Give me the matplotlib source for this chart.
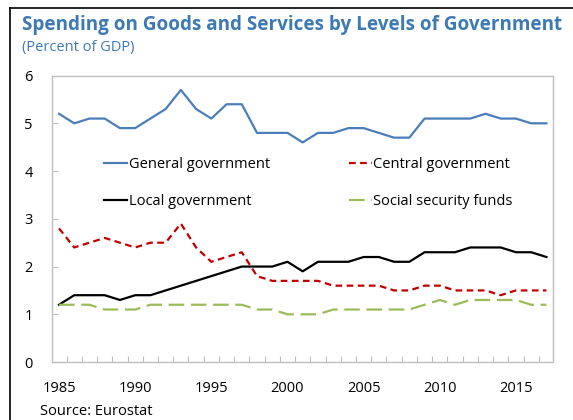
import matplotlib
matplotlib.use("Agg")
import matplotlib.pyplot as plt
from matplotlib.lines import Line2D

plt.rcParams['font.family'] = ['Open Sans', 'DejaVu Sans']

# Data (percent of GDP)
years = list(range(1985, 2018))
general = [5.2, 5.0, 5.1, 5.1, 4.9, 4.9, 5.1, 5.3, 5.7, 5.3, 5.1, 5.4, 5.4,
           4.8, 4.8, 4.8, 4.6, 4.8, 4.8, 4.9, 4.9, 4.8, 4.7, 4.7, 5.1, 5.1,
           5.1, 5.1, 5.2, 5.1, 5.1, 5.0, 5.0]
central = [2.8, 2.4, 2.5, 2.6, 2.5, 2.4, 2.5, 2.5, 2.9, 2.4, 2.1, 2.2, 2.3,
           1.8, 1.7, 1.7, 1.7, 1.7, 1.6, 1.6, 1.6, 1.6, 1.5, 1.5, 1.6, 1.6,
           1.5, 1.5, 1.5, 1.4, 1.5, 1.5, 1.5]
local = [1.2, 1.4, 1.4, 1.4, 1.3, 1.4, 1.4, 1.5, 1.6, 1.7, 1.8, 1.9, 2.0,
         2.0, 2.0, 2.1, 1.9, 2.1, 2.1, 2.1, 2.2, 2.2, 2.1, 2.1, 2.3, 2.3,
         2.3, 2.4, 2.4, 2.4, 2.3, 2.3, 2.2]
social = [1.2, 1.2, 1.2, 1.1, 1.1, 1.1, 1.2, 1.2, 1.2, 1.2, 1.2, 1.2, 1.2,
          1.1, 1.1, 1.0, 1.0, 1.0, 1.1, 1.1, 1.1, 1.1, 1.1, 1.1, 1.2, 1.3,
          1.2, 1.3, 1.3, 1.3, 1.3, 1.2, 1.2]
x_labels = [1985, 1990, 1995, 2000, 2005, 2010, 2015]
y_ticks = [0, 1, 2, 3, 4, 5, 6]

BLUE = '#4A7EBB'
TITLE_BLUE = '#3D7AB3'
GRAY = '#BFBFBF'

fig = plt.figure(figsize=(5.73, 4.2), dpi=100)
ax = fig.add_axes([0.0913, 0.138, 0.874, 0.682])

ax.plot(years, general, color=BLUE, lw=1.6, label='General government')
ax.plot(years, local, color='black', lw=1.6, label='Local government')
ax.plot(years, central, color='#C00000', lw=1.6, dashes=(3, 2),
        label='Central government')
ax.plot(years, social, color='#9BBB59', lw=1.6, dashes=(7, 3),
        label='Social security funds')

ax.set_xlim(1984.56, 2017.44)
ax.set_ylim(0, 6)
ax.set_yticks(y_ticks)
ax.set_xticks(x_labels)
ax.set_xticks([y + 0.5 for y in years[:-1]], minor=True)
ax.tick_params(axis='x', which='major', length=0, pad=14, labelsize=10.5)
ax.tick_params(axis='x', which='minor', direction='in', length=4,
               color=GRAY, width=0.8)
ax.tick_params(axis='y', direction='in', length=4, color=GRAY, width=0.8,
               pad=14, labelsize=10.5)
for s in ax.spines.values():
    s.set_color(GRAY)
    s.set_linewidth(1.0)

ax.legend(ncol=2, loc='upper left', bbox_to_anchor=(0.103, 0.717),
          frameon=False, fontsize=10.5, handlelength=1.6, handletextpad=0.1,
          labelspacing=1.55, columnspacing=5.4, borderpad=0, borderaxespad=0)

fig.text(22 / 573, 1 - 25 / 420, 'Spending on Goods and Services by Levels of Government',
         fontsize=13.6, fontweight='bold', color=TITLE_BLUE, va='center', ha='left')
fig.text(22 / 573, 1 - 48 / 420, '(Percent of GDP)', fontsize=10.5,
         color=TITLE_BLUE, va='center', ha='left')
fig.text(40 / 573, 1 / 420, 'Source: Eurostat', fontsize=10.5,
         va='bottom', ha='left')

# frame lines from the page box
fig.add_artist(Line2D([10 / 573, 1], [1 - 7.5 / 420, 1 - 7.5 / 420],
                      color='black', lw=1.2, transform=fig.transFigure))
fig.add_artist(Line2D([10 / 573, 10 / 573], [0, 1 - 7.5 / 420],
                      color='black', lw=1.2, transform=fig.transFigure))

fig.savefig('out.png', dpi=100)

◆ **Exercise details**
Exactly as written, please give again the lines from the beginning of the listing through the line containing "ax = fig.add_axes([0.0913, 0.138, 0.874, 0.682])", inclusive, without any pictures.

◆ **Solved exercise**
Give me the matplotlib source for this chart.
import matplotlib
matplotlib.use("Agg")
import matplotlib.pyplot as plt
from matplotlib.lines import Line2D

plt.rcParams['font.family'] = ['Open Sans', 'DejaVu Sans']

# Data (percent of GDP)
years = list(range(1985, 2018))
general = [5.2, 5.0, 5.1, 5.1, 4.9, 4.9, 5.1, 5.3, 5.7, 5.3, 5.1, 5.4, 5.4,
           4.8, 4.8, 4.8, 4.6, 4.8, 4.8, 4.9, 4.9, 4.8, 4.7, 4.7, 5.1, 5.1,
           5.1, 5.1, 5.2, 5.1, 5.1, 5.0, 5.0]
central = [2.8, 2.4, 2.5, 2.6, 2.5, 2.4, 2.5, 2.5, 2.9, 2.4, 2.1, 2.2, 2.3,
           1.8, 1.7, 1.7, 1.7, 1.7, 1.6, 1.6, 1.6, 1.6, 1.5, 1.5, 1.6, 1.6,
           1.5, 1.5, 1.5, 1.4, 1.5, 1.5, 1.5]
local = [1.2, 1.4, 1.4, 1.4, 1.3, 1.4, 1.4, 1.5, 1.6, 1.7, 1.8, 1.9, 2.0,
         2.0, 2.0, 2.1, 1.9, 2.1, 2.1, 2.1, 2.2, 2.2, 2.1, 2.1, 2.3, 2.3,
         2.3, 2.4, 2.4, 2.4, 2.3, 2.3, 2.2]
social = [1.2, 1.2, 1.2, 1.1, 1.1, 1.1, 1.2, 1.2, 1.2, 1.2, 1.2, 1.2, 1.2,
          1.1, 1.1, 1.0, 1.0, 1.0, 1.1, 1.1, 1.1, 1.1, 1.1, 1.1, 1.2, 1.3,
          1.2, 1.3, 1.3, 1.3, 1.3, 1.2, 1.2]
x_labels = [1985, 1990, 1995, 2000, 2005, 2010, 2015]
y_ticks = [0, 1, 2, 3, 4, 5, 6]

BLUE = '#4A7EBB'
TITLE_BLUE = '#3D7AB3'
GRAY = '#BFBFBF'

fig = plt.figure(figsize=(5.73, 4.2), dpi=100)
ax = fig.add_axes([0.0913, 0.138, 0.874, 0.682])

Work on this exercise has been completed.